### INSTRUCTIONS TO FOLLOW
Omit pictures and quote the listing below line by line, from its start through the line that holds "rcp_th = [0.83, 0.99, 1.12, 1.26, 1.50, 1.78, 1.98, 2.22, 2.5]".

### DATA FOR THE TASK
......
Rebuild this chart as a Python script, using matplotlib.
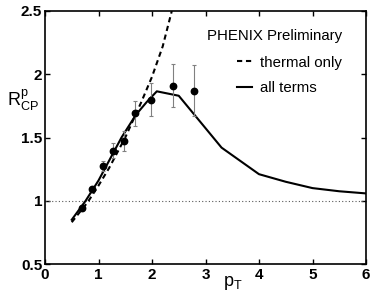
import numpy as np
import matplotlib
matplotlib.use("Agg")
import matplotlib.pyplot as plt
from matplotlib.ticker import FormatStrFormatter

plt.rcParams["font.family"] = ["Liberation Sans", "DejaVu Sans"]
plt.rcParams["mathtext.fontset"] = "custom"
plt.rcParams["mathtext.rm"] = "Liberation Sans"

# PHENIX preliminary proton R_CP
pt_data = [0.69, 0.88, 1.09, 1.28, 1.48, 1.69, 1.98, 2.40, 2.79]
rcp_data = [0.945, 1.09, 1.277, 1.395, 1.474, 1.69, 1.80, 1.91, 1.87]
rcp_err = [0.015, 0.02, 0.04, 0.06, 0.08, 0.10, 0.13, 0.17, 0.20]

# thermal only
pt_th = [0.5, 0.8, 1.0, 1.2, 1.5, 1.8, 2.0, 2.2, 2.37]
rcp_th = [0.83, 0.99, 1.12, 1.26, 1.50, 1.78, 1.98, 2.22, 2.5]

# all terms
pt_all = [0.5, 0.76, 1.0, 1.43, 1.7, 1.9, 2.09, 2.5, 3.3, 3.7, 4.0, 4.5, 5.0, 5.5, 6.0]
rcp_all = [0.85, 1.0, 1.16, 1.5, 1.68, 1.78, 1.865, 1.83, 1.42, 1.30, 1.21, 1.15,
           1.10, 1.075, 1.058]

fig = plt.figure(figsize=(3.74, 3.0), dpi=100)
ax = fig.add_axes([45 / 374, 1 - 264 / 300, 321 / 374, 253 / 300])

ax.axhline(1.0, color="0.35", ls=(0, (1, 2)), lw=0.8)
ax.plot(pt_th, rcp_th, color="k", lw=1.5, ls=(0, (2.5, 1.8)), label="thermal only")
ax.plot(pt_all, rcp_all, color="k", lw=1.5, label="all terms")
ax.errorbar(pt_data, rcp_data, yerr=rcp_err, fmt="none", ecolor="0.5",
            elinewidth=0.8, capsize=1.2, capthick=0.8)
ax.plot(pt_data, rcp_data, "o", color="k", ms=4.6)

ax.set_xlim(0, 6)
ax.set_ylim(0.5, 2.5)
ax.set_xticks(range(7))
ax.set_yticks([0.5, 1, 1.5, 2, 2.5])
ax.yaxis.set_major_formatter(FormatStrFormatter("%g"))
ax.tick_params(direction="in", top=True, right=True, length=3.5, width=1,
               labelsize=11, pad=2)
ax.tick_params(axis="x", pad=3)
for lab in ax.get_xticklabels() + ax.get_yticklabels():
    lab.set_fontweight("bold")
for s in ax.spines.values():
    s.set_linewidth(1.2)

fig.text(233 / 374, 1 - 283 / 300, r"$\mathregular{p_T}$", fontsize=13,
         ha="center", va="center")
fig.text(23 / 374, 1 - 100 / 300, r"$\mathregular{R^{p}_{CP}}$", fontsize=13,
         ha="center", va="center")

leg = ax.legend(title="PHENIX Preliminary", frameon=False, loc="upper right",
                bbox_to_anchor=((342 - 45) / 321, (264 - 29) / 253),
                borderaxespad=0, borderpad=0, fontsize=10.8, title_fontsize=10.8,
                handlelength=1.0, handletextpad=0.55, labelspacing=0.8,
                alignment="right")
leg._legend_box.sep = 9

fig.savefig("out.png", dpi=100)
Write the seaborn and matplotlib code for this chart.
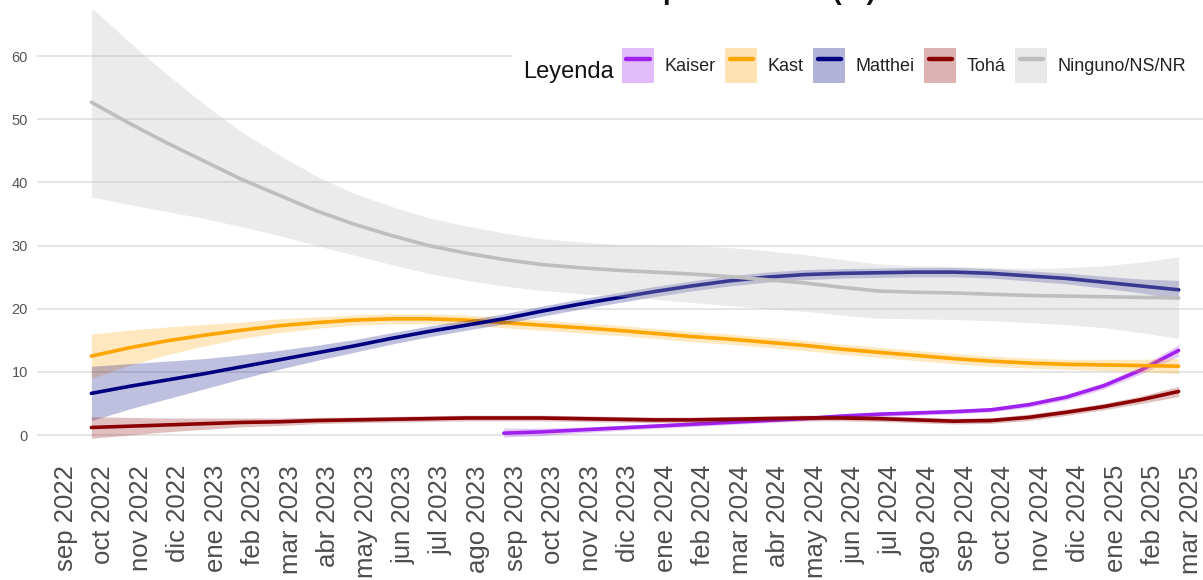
......
### EXPECTED ANSWER
Rebuild this chart as a Python script, using matplotlib.
import numpy as np
import matplotlib
matplotlib.use("Agg")
import matplotlib.pyplot as plt
from matplotlib.ticker import FormatStrFormatter

plt.rcParams["font.family"] = ["Liberation Sans", "DejaVu Sans"]
plt.rcParams["mathtext.fontset"] = "custom"
plt.rcParams["mathtext.rm"] = "Liberation Sans"

# PHENIX preliminary proton R_CP
pt_data = [0.69, 0.88, 1.09, 1.28, 1.48, 1.69, 1.98, 2.40, 2.79]
rcp_data = [0.945, 1.09, 1.277, 1.395, 1.474, 1.69, 1.80, 1.91, 1.87]
rcp_err = [0.015, 0.02, 0.04, 0.06, 0.08, 0.10, 0.13, 0.17, 0.20]

# thermal only
pt_th = [0.5, 0.8, 1.0, 1.2, 1.5, 1.8, 2.0, 2.2, 2.37]
rcp_th = [0.83, 0.99, 1.12, 1.26, 1.50, 1.78, 1.98, 2.22, 2.5]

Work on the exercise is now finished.